East of San Michele, in the center of the lagoon, the island of Sant’Erasmo has traditionally been known as the city’s garden, providing it with the lion’s share of local produce, from grapes to its prized violet artichoke. With the great flood of 1966, however, the island was completely submerged, its crops withering under days of standing saltwater. Where most farmers had little choice but to seek new employment, one man was unwilling to desert a particular local crop: a grape he could not identify but had enjoyed for years.
The farmer worked tirelessly at getting his patch of salty land primed for harvest and eventual fermentation before bequeathing the property, and the particular process required to make wine from it, to his daughter and her husband. His son-in-law, a farmer named Gastone Vio, felt a similar drive to keep these vines alive, despite their exceptionally low yield.
Vio spent many years on Sant’Erasmo producing a wine based on the mysterious grapes and, only after a decade of laboratory analysis, was his hard work validated: His family’s land contained what may have been the last known example of dorona, a mysterious grape that may have been once been prized by the doges of yore, but was believed to be extinct.
Named for its particular color (d’oro means “golden” in Italian) and often confused with other similarly-hued varietals, the dorona has a murky history. Since Venetian grapes weren’t always clearly identified in records, it’s difficult for scholars to pinpoint its exact origins, though some believe it dates back to ancient Rome. Uniquely adapted to the lagoon’s salinity, which often puts a strain on plants, the dorona is a hardy grape that yields a rustic, golden wine with a salty nose and considerable body.
Recognizing that the vine’s adaptations impart the wine’s distinct terroir, Vio allows nature to dictate a low-intervention production process that’s free from additives and uses native, spontaneous yeasts. “You have to do what the grape wants, what the vine wants, not what you want,” he told Slow Food in a 2019 video.
Though this winemaking process is relatively hands-off, the cultivation of the vine itself is quite demanding. Under the strain of salt, its rootstock sent sprawling in search of water, the plant’s vines bear fruit less efficiently than more common varietals and demand more land in a region where green space is already quite rare.

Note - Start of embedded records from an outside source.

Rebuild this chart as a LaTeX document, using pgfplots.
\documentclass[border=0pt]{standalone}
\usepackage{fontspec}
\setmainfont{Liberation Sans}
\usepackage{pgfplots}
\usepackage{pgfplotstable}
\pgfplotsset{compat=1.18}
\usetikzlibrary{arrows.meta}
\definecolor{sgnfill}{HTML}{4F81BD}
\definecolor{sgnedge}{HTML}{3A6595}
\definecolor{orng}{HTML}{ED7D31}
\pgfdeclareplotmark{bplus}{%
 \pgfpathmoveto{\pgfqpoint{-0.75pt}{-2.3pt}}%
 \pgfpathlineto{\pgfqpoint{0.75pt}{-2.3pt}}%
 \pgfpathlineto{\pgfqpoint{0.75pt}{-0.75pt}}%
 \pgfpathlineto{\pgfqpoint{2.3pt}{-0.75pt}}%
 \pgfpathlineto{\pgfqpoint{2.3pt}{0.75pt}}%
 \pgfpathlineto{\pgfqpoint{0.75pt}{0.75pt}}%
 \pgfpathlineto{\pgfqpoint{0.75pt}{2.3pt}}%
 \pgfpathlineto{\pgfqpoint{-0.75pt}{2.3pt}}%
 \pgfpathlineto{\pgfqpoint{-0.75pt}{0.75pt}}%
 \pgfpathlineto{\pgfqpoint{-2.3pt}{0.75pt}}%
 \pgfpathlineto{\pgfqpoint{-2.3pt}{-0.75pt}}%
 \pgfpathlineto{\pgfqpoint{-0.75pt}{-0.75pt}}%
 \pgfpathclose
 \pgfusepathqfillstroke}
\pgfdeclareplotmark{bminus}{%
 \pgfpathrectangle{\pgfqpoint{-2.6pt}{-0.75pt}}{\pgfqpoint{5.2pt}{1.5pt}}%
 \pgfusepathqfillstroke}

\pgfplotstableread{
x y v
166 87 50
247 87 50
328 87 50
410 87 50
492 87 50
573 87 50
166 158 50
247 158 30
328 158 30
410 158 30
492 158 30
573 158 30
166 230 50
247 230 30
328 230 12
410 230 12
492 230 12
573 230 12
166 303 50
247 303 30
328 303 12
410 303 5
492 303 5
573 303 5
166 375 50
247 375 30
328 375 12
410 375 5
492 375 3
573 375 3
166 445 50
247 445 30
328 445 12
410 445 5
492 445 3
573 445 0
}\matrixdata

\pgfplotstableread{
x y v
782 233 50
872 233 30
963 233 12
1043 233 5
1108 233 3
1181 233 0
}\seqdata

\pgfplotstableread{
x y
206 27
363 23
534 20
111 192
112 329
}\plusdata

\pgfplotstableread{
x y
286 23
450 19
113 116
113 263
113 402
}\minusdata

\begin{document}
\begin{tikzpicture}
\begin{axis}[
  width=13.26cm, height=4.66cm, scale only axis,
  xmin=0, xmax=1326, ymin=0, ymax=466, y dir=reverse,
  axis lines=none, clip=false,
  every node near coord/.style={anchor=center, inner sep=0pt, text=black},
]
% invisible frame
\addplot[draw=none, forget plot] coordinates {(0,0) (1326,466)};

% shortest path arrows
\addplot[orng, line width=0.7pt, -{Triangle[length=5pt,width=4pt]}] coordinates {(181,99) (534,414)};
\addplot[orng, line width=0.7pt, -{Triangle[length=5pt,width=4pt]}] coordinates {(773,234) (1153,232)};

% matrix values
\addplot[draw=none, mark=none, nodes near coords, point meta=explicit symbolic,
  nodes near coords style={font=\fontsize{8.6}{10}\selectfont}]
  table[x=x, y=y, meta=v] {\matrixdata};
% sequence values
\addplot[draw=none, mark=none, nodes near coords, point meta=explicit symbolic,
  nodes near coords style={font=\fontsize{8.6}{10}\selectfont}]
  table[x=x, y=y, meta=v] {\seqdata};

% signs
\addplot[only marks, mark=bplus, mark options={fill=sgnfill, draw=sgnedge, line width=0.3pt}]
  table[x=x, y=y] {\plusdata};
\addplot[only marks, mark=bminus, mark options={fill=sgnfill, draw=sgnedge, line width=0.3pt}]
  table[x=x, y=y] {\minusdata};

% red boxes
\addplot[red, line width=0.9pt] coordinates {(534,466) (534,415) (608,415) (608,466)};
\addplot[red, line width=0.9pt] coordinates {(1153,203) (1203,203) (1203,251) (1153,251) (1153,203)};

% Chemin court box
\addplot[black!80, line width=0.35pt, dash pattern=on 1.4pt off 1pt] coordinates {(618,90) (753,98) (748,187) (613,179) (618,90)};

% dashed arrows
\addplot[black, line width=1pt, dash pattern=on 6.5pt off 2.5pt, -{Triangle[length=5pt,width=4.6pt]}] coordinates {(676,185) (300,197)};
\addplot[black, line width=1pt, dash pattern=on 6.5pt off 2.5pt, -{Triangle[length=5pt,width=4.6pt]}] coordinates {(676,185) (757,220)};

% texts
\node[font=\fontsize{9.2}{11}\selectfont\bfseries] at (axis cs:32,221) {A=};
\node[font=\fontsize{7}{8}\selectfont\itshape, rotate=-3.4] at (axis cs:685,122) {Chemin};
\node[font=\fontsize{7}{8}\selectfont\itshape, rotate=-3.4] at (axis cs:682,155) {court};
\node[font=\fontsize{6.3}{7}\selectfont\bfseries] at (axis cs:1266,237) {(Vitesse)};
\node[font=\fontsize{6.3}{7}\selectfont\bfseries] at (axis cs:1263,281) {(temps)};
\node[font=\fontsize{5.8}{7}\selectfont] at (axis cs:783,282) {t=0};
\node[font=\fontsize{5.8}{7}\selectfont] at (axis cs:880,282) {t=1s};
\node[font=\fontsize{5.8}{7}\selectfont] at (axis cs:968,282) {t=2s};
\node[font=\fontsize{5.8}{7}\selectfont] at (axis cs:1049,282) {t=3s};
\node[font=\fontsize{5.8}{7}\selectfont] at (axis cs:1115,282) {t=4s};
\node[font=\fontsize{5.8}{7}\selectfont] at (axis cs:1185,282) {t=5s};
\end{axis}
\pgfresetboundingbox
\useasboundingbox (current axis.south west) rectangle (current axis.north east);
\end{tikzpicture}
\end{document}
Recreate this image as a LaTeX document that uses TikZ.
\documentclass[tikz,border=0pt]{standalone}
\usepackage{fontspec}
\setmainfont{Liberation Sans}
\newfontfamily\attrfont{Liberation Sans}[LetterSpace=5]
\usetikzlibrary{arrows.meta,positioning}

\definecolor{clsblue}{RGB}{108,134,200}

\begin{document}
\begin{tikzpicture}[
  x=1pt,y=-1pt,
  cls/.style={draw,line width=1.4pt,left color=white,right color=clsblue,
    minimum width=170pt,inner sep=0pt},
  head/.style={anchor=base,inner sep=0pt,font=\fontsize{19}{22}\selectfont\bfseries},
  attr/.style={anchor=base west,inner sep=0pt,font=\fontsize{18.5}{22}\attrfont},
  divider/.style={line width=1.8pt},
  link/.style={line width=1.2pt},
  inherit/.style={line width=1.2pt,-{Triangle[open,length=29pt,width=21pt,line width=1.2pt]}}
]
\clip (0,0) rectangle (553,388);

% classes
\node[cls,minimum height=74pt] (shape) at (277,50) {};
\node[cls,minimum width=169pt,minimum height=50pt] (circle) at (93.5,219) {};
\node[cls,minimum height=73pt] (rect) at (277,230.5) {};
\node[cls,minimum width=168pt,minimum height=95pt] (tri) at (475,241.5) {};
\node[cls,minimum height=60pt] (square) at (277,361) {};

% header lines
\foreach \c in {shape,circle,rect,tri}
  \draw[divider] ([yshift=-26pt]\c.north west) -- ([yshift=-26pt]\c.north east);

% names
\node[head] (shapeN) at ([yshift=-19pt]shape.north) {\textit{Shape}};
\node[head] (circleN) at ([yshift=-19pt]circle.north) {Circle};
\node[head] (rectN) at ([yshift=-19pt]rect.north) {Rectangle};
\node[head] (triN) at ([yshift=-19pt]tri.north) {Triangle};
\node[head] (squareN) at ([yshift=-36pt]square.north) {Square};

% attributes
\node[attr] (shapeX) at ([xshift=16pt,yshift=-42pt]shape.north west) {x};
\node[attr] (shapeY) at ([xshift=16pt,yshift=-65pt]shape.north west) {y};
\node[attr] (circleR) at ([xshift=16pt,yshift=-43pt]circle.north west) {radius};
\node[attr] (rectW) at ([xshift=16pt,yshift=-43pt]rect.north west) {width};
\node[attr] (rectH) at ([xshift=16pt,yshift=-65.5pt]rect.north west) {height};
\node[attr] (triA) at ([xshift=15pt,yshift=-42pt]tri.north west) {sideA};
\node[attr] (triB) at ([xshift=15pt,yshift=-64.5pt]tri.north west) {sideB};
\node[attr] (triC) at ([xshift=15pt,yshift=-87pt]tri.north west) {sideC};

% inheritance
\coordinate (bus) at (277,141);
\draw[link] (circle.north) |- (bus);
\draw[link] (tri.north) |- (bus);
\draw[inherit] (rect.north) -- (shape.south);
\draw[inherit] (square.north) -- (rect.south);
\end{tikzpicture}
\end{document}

Sprouting from the brackish waters, left to ferment with yeasts that naturally occur in the sea air, the dorona simply couldn’t be produced anywhere else. Laguna’s De Antonia believes that these salty, restrictive growing conditions may keep it from being a truly “great” wine, but it is fundamentally an expression of the lagoon and its history.

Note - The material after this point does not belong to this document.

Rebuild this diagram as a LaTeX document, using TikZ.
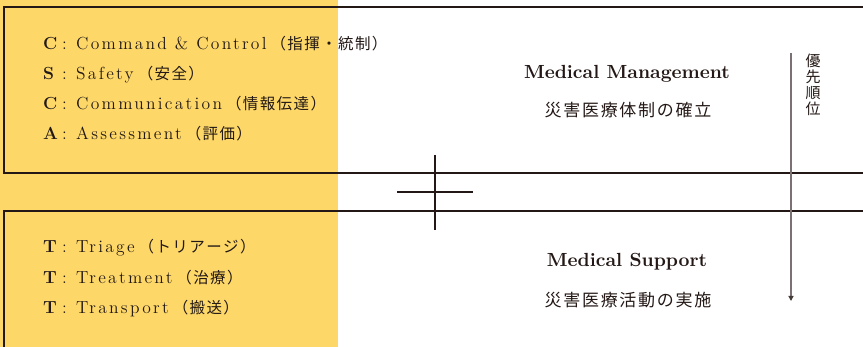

Vio produced a limited run of dorona wine with Laguna nel Bicchiere in 2013 and launched his own commercial line earlier this year. Though he is no longer the lone producer on Sant’Erasmo, with French-owned Orto Winery producing a white blend on site as well, he is credited with mastering the whims of the dorona and ensuring its survival. As the dorona achieves more fame, winemakers hope that Vio’s particular brand of agrology will provide a roadmap for how to cultivate in similarly adverse conditions caused, for example, by rising tides.
Beyond the cultural and historical significance of preserving local varietals, the dorona has also become a draw for tourists visiting the lagoon, serving as the centerpiece for one of the region’s exclusive culinary destinations. In 2002, Gianluca Bisol, head of a prosecco-producing dynasty, stumbled upon a different plot of dorona, on the island of Torcello. Following Vio’s guidance in cultivating his own crop, Bisol later transferred clones of the vine to a medieval convent garden on the nearby island of Mazzorbo. There, he founded Venissa, an opulent wine resort built around the dorona and focused on farming and dining that’s hyperlocal and sustainable.
For Venissa’s Michelin-starred restaurant, this means a menu that features produce from an on-site garden as well as invasive species from the lagoon, such as the blue crab. Their flagship dorona wine, which comes in a gold leaf–adorned bottle, may stand in contrast to Laguna’s modest offerings, given its prestige and price, but the Bisol family considers that very elite status to be part of Venice’s move toward a better future.
Matteo Bisol runs Venissa’s winery. He speaks with reverence of the region’s winemaking history while acknowledging the importance of maintaining a light ecological footprint to ensure its future. While years of over-tourism have had an adverse impact on the lagoon’s ecosystem, Bisol still believes tourism’s economic impact is essential to Venice. “I always say that without tourists, Venice would die,” he says. “The things that make it beautiful would no longer exist.”
He sees his operation as a balancing act between promoting tourism to benefit the local economy while also being sustainable and healthy for the local environment. Take the rare seafood of the lagoon: Too expensive for most locals, Bisol argues that the Venetian economy, and by extension its ecosystem, thrives because tourists are willing to splurge where locals aren’t (or can’t).
For example, visitors interested in tasting moeche, the seasonal soft-shell green crab unique to Venice that’s directly threatened by its blue counterpart, must pay for the significant labor and skill required of moecanti, experts who can spot and sort a molting crab from others. Bisol believes this quality-over-quantity approach helps protect the lagoon from being overfished.
Both Bisol and Laguna’s De Antonia share a vision for a new kind of local tourism industry, focusing on small-scale, high-quality experiences in place of the type of hop-on, hop-off mass tourism brought in through cruise ships. Such practices gum up major thoroughfares and contribute to the sinking and erosion that haunts the city’s future. Tourism will always be a fundamental part of Venice’s economy, but if visitors come less often, stay longer, and support the continued restoration of the city’s agronomic traditions, in theory, everyone wins.
The ecological problems facing the city are much bigger than a glass of wine can solve. Still, by producing and promoting wines tied inextricably to Venice’s unique history and ecosystem, Laguna nel Bicchiere, Venissa, and their peers hope to share an appreciation for nature and its fragility with locals and visitors alike. Respecting the lagoon for its power to give and take away, these vintners can only hope that future generations will be able to enjoy a glass of peculiarly saline wine in one of the most beautiful cities on Earth.